PDOException: SQLSTATE[HY000]: General error: 1366 Incorrect string value: '\xC4\x95, \xC4\x87...' for column 'body_value' at row 1: INSERT INTO {field_data_body} (entity_type, entity_id, revision_id, bundle, delta, language, body_value, body_summary, body_format) VALUES (:db_insert_placeholder_0, :db_insert_placeholder_1, :db_insert_placeholder_2, :db_insert_placeholder_3, :db_insert_placeholder_4, :db_insert_placeholder_5, :db_insert_placeholder_6, :db_insert_placeholder_7, :db_insert_placeholder_8); Array ( [:db_insert_placeholder_0] => node [:db_insert_placeholder_1] => 243 [:db_insert_placeholder_2] => 244 [:db_insert_placeholder_3] => page [:db_insert_placeholder_4] => 0 [:db_insert_placeholder_5] => de [:db_insert_placeholder_6] => ĕ ć ń ř [:db_insert_placeholder_7] => [:db_insert_placeholder_8] => filtered_html ) in field_sql_storage_field_storage_write() (Line 425 of .../modules/field/modules/field_sql_storage/field_sql_storage.module).

If I type in a diacritical character in the title field, I get this error message:

PDOException: SQLSTATE[HY000]: General error: 1366 Incorrect string value: '\xC5\x99' for column 'title' at row 1: UPDATE {node} SET vid=:db_update_placeholder_0, type=:db_update_placeholder_1, language=:db_update_placeholder_2, title=:db_update_placeholder_3, uid=:db_update_placeholder_4, status=:db_update_placeholder_5, created=:db_update_placeholder_6, changed=:db_update_placeholder_7, comment=:db_update_placeholder_8, promote=:db_update_placeholder_9, sticky=:db_update_placeholder_10, tnid=:db_update_placeholder_11, translate=:db_update_placeholder_12 WHERE (nid = :db_condition_placeholder_0) ; Array ( [:db_update_placeholder_0] => 244 [:db_update_placeholder_1] => page [:db_update_placeholder_2] => de [:db_update_placeholder_3] => ř [:db_update_placeholder_4] => 1 [:db_update_placeholder_5] => 1 [:db_update_placeholder_6] => 1300015239 [:db_update_placeholder_7] => 1300017883 [:db_update_placeholder_8] => 1 [:db_update_placeholder_9] => 0 [:db_update_placeholder_10] => 0 [:db_update_placeholder_11] => 0 [:db_update_placeholder_12] => 0 [:db_condition_placeholder_0] => 243 ) in drupal_write_record() (Line 6776 of .../includes/common.inc).

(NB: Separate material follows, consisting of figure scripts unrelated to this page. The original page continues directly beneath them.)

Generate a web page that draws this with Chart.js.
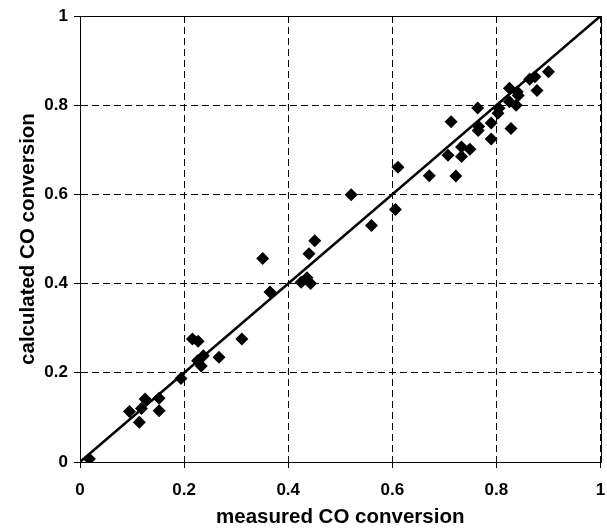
<!DOCTYPE html>
<html>
<head>
<meta charset="utf-8">
<script src="https://cdn.jsdelivr.net/npm/chart.js@4/dist/chart.umd.min.js"></script>
<style>
  html, body { margin: 0; padding: 0; background: #ffffff; }
  #wrap { width: 607px; height: 528px; }
</style>
</head>
<body>
<div id="wrap"><canvas id="c" width="607" height="528"></canvas></div>
<script>
// measured CO conversion (x) vs calculated CO conversion (y)
const measured = [
  0.018, 0.095, 0.114, 0.118, 0.125, 0.152, 0.152, 0.194, 0.216, 0.227,
  0.226, 0.237, 0.233, 0.267, 0.311, 0.351, 0.365, 0.425, 0.436, 0.443,
  0.440, 0.451,
  0.521, 0.560, 0.606, 0.611, 0.671, 0.707, 0.713, 0.722, 0.733, 0.733,
  0.749, 0.764, 0.766, 0.765, 0.790, 0.790, 0.805, 0.803, 0.828, 0.825,
  0.825, 0.838, 0.840, 0.842, 0.864, 0.874, 0.878, 0.900
];
const calculated = [
  0.007, 0.113, 0.089, 0.120, 0.141, 0.143, 0.115, 0.187, 0.276, 0.271,
  0.227, 0.238, 0.215, 0.235, 0.276, 0.456, 0.381, 0.403, 0.413, 0.400,
  0.467, 0.496,
  0.599, 0.530, 0.566, 0.661, 0.642, 0.688, 0.763, 0.641, 0.706, 0.685,
  0.701, 0.794, 0.752, 0.743, 0.760, 0.724, 0.793, 0.782, 0.748, 0.838,
  0.808, 0.800, 0.830, 0.822, 0.858, 0.864, 0.833, 0.875
];
const parityX = [0, 1];
const parityY = [0, 1];
const xTickLabels = ['0', '0.2', '0.4', '0.6', '0.8', '1'];
const yTickLabels = ['0', '0.2', '0.4', '0.6', '0.8', '1'];
const xTitle = 'measured CO conversion';
const yTitle = 'calculated CO conversion';

const points = measured.map((v, i) => ({ x: v, y: calculated[i] }));
const parity = parityX.map((v, i) => ({ x: v, y: parityY[i] }));

const frame = {
  id: 'frame',
  afterDatasetsDraw(chart) {
    const a = chart.chartArea, ctx = chart.ctx;
    ctx.save();
    ctx.strokeStyle = '#000';
    ctx.lineWidth = 1;
    ctx.setLineDash([]);
    ctx.strokeRect(Math.round(a.left) + 0.5, Math.round(a.top) + 0.5,
                   Math.round(a.right - a.left), Math.round(a.bottom - a.top));
    ctx.restore();
  }
};

const tickFont = { family: '"Liberation Sans", Arial, sans-serif', size: 17, weight: 'bold' };
const titleFont = { family: '"Liberation Sans", Arial, sans-serif', size: 20.5, weight: 'bold', lineHeight: 1 };

new Chart(document.getElementById('c'), {
  data: {
    datasets: [
      {
        type: 'scatter',
        data: points,
        pointStyle: 'rectRot',
        pointRadius: 6.5,
        pointHoverRadius: 6.5,
        backgroundColor: '#000',
        borderColor: '#000',
        borderWidth: 0
      },
      {
        type: 'line',
        data: parity,
        borderColor: '#000',
        borderWidth: 2.5,
        pointRadius: 0,
        fill: false
      }
    ]
  },
  options: {
    responsive: false,
    animation: false,
    devicePixelRatio: 1,
    layout: { padding: { top: 16, right: 6, left: 0, bottom: 0 } },
    plugins: { legend: { display: false }, tooltip: { enabled: false } },
    scales: {
      x: {
        type: 'linear',
        min: 0, max: 1,
        afterFit(s) { s.height = 66; s.paddingRight = 0; s.paddingLeft = 0; },
        afterBuildTicks(s) { s.ticks = xTickLabels.map(t => ({ value: parseFloat(t) })); },
        ticks: {
          callback: (v, i) => xTickLabels[i],
          font: tickFont, color: '#000', padding: 12, maxRotation: 0
        },
        grid: {
          color: '#000', lineWidth: 1,
          tickLength: 6, tickColor: '#000', tickBorderDash: []
        },
        border: { display: true, color: '#000', width: 1, dash: [7, 4] },
        title: { display: true, text: xTitle, font: titleFont, color: '#000', padding: { top: 0, bottom: 0 } }
      },
      y: {
        type: 'linear',
        min: 0, max: 1,
        afterFit(s) { s.width = 80; s.paddingTop = 0; s.paddingBottom = 0; },
        afterBuildTicks(s) { s.ticks = yTickLabels.map(t => ({ value: parseFloat(t) })); },
        ticks: {
          callback: (v, i) => yTickLabels[i],
          font: tickFont, color: '#000', padding: 6
        },
        grid: {
          color: '#000', lineWidth: 1,
          tickLength: 6, tickColor: '#000', tickBorderDash: []
        },
        border: { display: true, color: '#000', width: 1, dash: [7, 4] },
        title: { display: true, text: yTitle, font: titleFont, color: '#000', padding: { top: 18, bottom: 0 } }
      }
    }
  },
  plugins: [frame]
});
</script>
</body>
</html>
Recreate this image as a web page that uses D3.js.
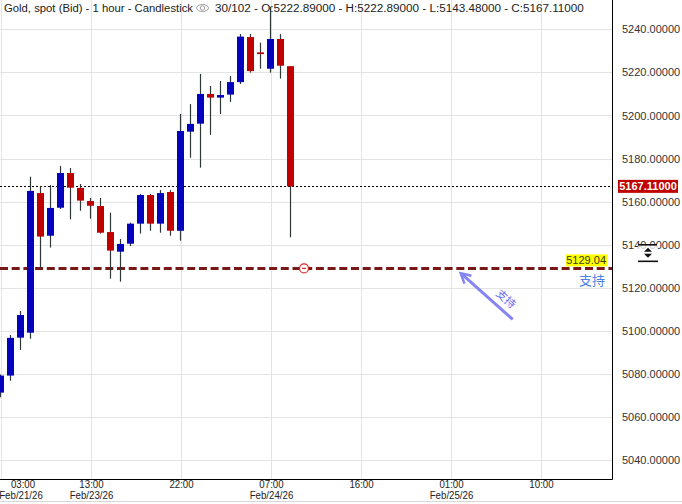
<!DOCTYPE html>
<html>
<head>
<meta charset="utf-8">
<script src="https://cdn.jsdelivr.net/npm/d3@7"></script>
<style>
  body { margin: 0; background: #fff; }
  svg { display: block; font-family: Arial, "Liberation Sans", sans-serif; }
</style>
</head>
<body>
<div id="chart"></div>
<script>
// candles, one per hour, index 0 = 03:00 Feb/21/26
var opens  = [5071.4, 5079.3, 5096.9, 5099.2, 5164.0, 5144.2, 5157.2, 5173.3, 5166.4, 5160.3,
              5158.0, 5145.9, 5136.8, 5140.5, 5149.8, 5163.1, 5149.8, 5164.5, 5146.5, 5192.5,
              5196.2, 5210.0, 5208.3, 5209.7, 5215.5, 5236.4, 5229.3, 5221.7, 5235.5, 5222.89]
var highs  = [5079.8, 5098.1, 5109.3, 5171.6, 5167.3, 5167.7, 5176.6, 5175.6, 5168.2, 5161.7,
              5161.7, 5154.9, 5142.7, 5150.3, 5163.6, 5163.6, 5165.4, 5165.4, 5200.7, 5205.3,
              5219.3, 5213.7, 5216.0, 5218.3, 5237.8, 5237.8, 5233.8, 5250.5, 5237.8, 5222.89]
var lows   = [5069.2, 5076.9, 5091.2, 5096.4, 5129.1, 5138.7, 5156.6, 5151.8, 5155.8, 5152.1,
              5145.2, 5124.3, 5122.9, 5139.4, 5145.2, 5146.5, 5145.6, 5144.2, 5141.9, 5180.4,
              5175.8, 5191.0, 5200.7, 5206.3, 5214.6, 5219.9, 5221.7, 5219.9, 5217.1, 5143.48]
var closes = [5079.3, 5096.8, 5107.4, 5165.0, 5143.8, 5157.1, 5173.3, 5166.5, 5160.5, 5158.1,
              5145.6, 5137.3, 5140.4, 5149.8, 5163.1, 5149.8, 5164.0, 5146.5, 5192.8, 5196.1,
              5210.0, 5208.3, 5209.5, 5215.5, 5236.6, 5220.6, 5228.5, 5235.5, 5223.1, 5167.11]

var tickIdx   = [0, 9, 18, 27, 36, 45, 54]
var tickTime  = ["03:00", "13:00", "22:00", "07:00", "16:00", "01:00", "10:00"]
var tickDate  = ["Feb/21/26", "Feb/23/26", "", "Feb/24/26", "", "Feb/25/26", ""]
var priceTicks = [5040, 5060, 5080, 5100, 5120, 5140, 5160, 5180, 5200, 5220, 5240]

var lastPrice = 5167.11
var supportPrice = 5129.04
var supportText = "支持"
var header = "Gold, spot (Bid) - 1 hour - Candlestick"
var header2 = "30/102 - O:5222.89000 - H:5222.89000 - L:5143.48000 - C:5167.11000"

var W = 682, H = 504
var plotW = 612, plotH = 479

var svg = d3.select("#chart").append("svg")
    .attr("width", W).attr("height", H)

var x = d3.scaleLinear().domain([0, 1]).range([0.5, 10.5])
var y = d3.scaleLinear().domain([5031.3, 5253.6]).range([plotH, 0])

// grid
var grid = svg.append("g")
grid.selectAll(".hg").data(priceTicks).enter().append("line")
    .attr("x1", 0).attr("x2", plotW)
    .attr("y1", function(d) { return Math.round(y(d)) + 0.5 })
    .attr("y2", function(d) { return Math.round(y(d)) + 0.5 })
    .attr("stroke", "#e3e3e3")
grid.selectAll(".vg").data(tickIdx).enter().append("line")
    .attr("x1", function(d) { return x(d) + 1 })
    .attr("x2", function(d) { return x(d) + 1 })
    .attr("y1", 0).attr("y2", plotH)
    .attr("stroke", "#e3e3e3")

// last price dotted line
svg.append("line")
    .attr("x1", 0).attr("x2", plotW)
    .attr("y1", Math.round(y(lastPrice)) + 0.5).attr("y2", Math.round(y(lastPrice)) + 0.5)
    .attr("stroke", "#000").attr("stroke-dasharray", "2,2")

// support line
svg.append("line")
    .attr("x1", 0).attr("x2", plotW)
    .attr("y1", y(supportPrice)).attr("y2", y(supportPrice))
    .attr("stroke", "#7a1818").attr("stroke-width", 3)
    .attr("stroke-dasharray", "8,3.7")

// candles
var idx = d3.range(opens.length)
var candles = svg.append("g")
candles.selectAll(".wick").data(idx).enter().append("line")
    .attr("x1", function(i) { return x(i) }).attr("x2", function(i) { return x(i) })
    .attr("y1", function(i) { return y(highs[i]) })
    .attr("y2", function(i) { return y(lows[i]) })
    .attr("stroke", "#2e3838").attr("stroke-width", 1.2)
candles.selectAll(".body").data(idx).enter().append("rect")
    .attr("x", function(i) { return x(i) - 3.5 })
    .attr("width", 7)
    .attr("y", function(i) { return y(Math.max(opens[i], closes[i])) })
    .attr("height", function(i) { return Math.max(1.5, Math.abs(y(opens[i]) - y(closes[i]))) })
    .attr("fill", function(i) { return closes[i] >= opens[i] ? "#0303bd" : "#c00000" })

// marker on support line
var mk = svg.append("g").attr("transform", "translate(" + x(30.35) + "," + y(supportPrice) + ")")
mk.append("circle").attr("r", 4.5).attr("fill", "#fff").attr("stroke", "#e02020").attr("stroke-width", 1.2)
mk.append("line").attr("x1", -2).attr("x2", 2).attr("stroke", "#e02020").attr("stroke-width", 1.2)

// arrow annotation
var ax1 = x(51.22), ay1 = y(5105.4), ax2 = x(46.02), ay2 = y(5126.8)
var ang = Math.atan2(ay2 - ay1, ax2 - ax1)
svg.append("line")
    .attr("x1", ax1).attr("y1", ay1)
    .attr("x2", ax2 - Math.cos(ang) * 3).attr("y2", ay2 - Math.sin(ang) * 3)
    .attr("stroke", "#8484f4").attr("stroke-width", 3)
var hl = 11
svg.append("path")
    .attr("d", "M" + (ax2 - Math.cos(ang - 0.5) * hl) + "," + (ay2 - Math.sin(ang - 0.5) * hl) +
               "L" + ax2 + "," + ay2 +
               "L" + (ax2 - Math.cos(ang + 0.5) * hl) + "," + (ay2 - Math.sin(ang + 0.5) * hl))
    .attr("fill", "none").attr("stroke", "#8484f4").attr("stroke-width", 2.5)
svg.append("text")
    .attr("transform", "translate(" + x(50.62) + "," + y(5115.3) + ") rotate(" + (ang * 180 / Math.PI + 180) + ")")
    .attr("text-anchor", "middle").attr("dominant-baseline", "central")
    .attr("font-size", 11).attr("fill", "#6a6af0")
    .attr("font-family", "'Noto Sans CJK SC', sans-serif")
    .text(supportText)

// support label
var sy = y(supportPrice)
svg.append("rect").attr("x", 566).attr("y", sy - 14).attr("width", 41).attr("height", 12).attr("fill", "#ffff00")
svg.append("text").attr("x", 606).attr("y", sy - 4).attr("text-anchor", "end")
    .attr("font-size", 11).attr("fill", "#3a3a1a").text(supportPrice.toFixed(2))
svg.append("text").attr("x", 605).attr("y", sy + 17).attr("text-anchor", "end")
    .attr("font-size", 13).attr("fill", "#4b82e6")
    .attr("font-family", "'Noto Sans CJK SC', sans-serif")
    .text(supportText)

// axes frame
svg.append("line").attr("x1", plotW + 0.5).attr("x2", plotW + 0.5).attr("y1", 0).attr("y2", plotH + 0.5)
    .attr("stroke", "#000")
svg.append("line").attr("x1", 0).attr("x2", plotW + 0.5).attr("y1", plotH + 0.5).attr("y2", plotH + 0.5)
    .attr("stroke", "#000")
svg.append("line").attr("x1", 0).attr("x2", W).attr("y1", H - 2.5).attr("y2", H - 2.5)
    .attr("stroke", "#d8d8d8")

// y axis labels
var yAxis = svg.append("g").attr("transform", "translate(" + (plotW + 10) + ",0)")
    .call(d3.axisRight(y).tickValues(priceTicks).tickSize(0).tickPadding(0)
        .tickFormat(function(d) { return d.toFixed(5) }))
yAxis.select(".domain").remove()
yAxis.selectAll("text").attr("font-size", 11).attr("fill", "#333").attr("font-family", "Arial, 'Liberation Sans', sans-serif")

// covering box + scroll icon over 5140
var ic = svg.append("g").attr("transform", "translate(648," + y(5136.5) + ")")
ic.append("rect").attr("x", -10).attr("y", -8).attr("width", 20).attr("height", 16).attr("fill", "#fff").attr("opacity", 0.75)
ic.append("line").attr("x1", -10).attr("x2", 9).attr("y1", -7.5).attr("y2", -7.5).attr("stroke", "#111").attr("stroke-width", 1.6)
ic.append("line").attr("x1", -10).attr("x2", 10).attr("y1", 9).attr("y2", 9).attr("stroke", "#111").attr("stroke-width", 1.6)
ic.append("path").attr("d", "M-4,-0.5L4,-0.5L0,-4.5Z").attr("fill", "#111")
ic.append("path").attr("d", "M-4,1.5L4,1.5L0,5.5Z").attr("fill", "#111")

// last price tag
var ly = y(lastPrice)
svg.append("rect").attr("x", 618).attr("y", ly - 6.5).attr("width", 60).attr("height", 13).attr("fill", "#c00000")
svg.append("text").attr("x", 648).attr("y", ly + 4).attr("text-anchor", "middle")
    .attr("font-size", 11).attr("font-weight", "bold").attr("fill", "#fff").text(lastPrice.toFixed(5))

// x axis labels (narrow font look)
function narrow(cx) { return "translate(" + cx + ",0) scale(0.88,1) translate(" + (-cx) + ",0)" }
var xl = svg.append("g")
xl.selectAll(".tt").data(tickIdx).enter().append("text")
    .attr("x", function(d) { return Math.max(x(d) + 1, 23) })
    .attr("y", 488).attr("text-anchor", "middle")
    .attr("font-size", 11).attr("fill", "#222")
    .attr("transform", function(d) { return narrow(Math.max(x(d) + 1, 23)) })
    .text(function(d, k) { return tickTime[k] })
xl.selectAll(".td").data(tickIdx).enter().append("text")
    .attr("x", function(d) { return Math.max(x(d) + 1, 21) })
    .attr("y", 499).attr("text-anchor", "middle")
    .attr("font-size", 11).attr("fill", "#222")
    .attr("transform", function(d) { return narrow(Math.max(x(d) + 1, 21)) })
    .text(function(d, k) { return tickDate[k] })

// header
svg.append("text").attr("x", 4).attr("y", 12).attr("font-size", 11.3).attr("fill", "#222").text(header)
var eye = svg.append("g").attr("transform", "translate(202.5,8)")
eye.append("ellipse").attr("rx", 6).attr("ry", 3.5).attr("fill", "none").attr("stroke", "#888").attr("stroke-width", 0.8)
eye.append("circle").attr("r", 2.2).attr("fill", "none").attr("stroke", "#888").attr("stroke-width", 0.8)
svg.append("text").attr("x", 215).attr("y", 12).attr("font-size", 11.7).attr("fill", "#222").text(header2)
</script>
</body>
</html>
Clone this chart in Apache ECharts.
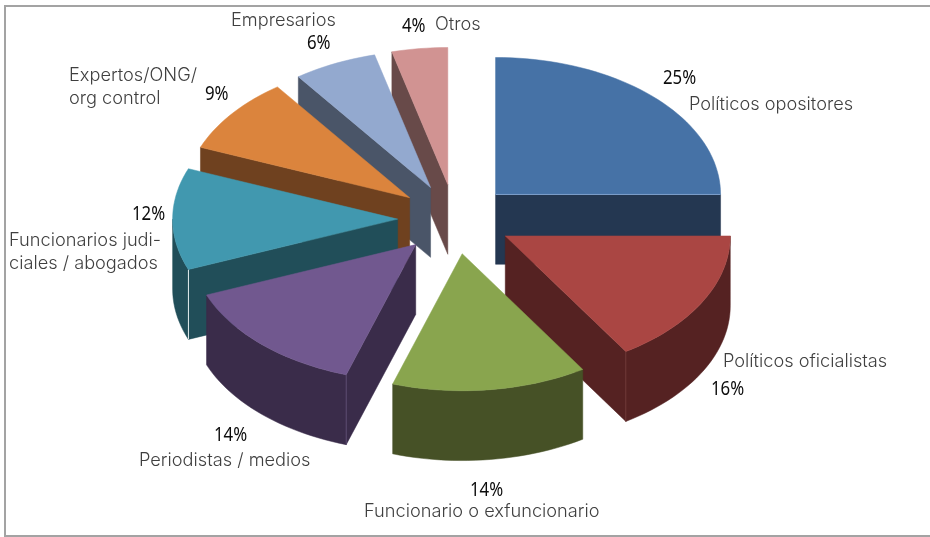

I also get this error, if I type in the diacritical characters as source code (e.g. ř).

The character set of the database the Drupal-installation based on is set to "utf8_general_ci". The response header of the website shows also the charset "utf8".

Does anybody has an idea, how I can resolve this problem? For any help I would be thankful.

Comments

Heine’s picture

Can you connect to the db via a mysql client, execute the following query and post its results here?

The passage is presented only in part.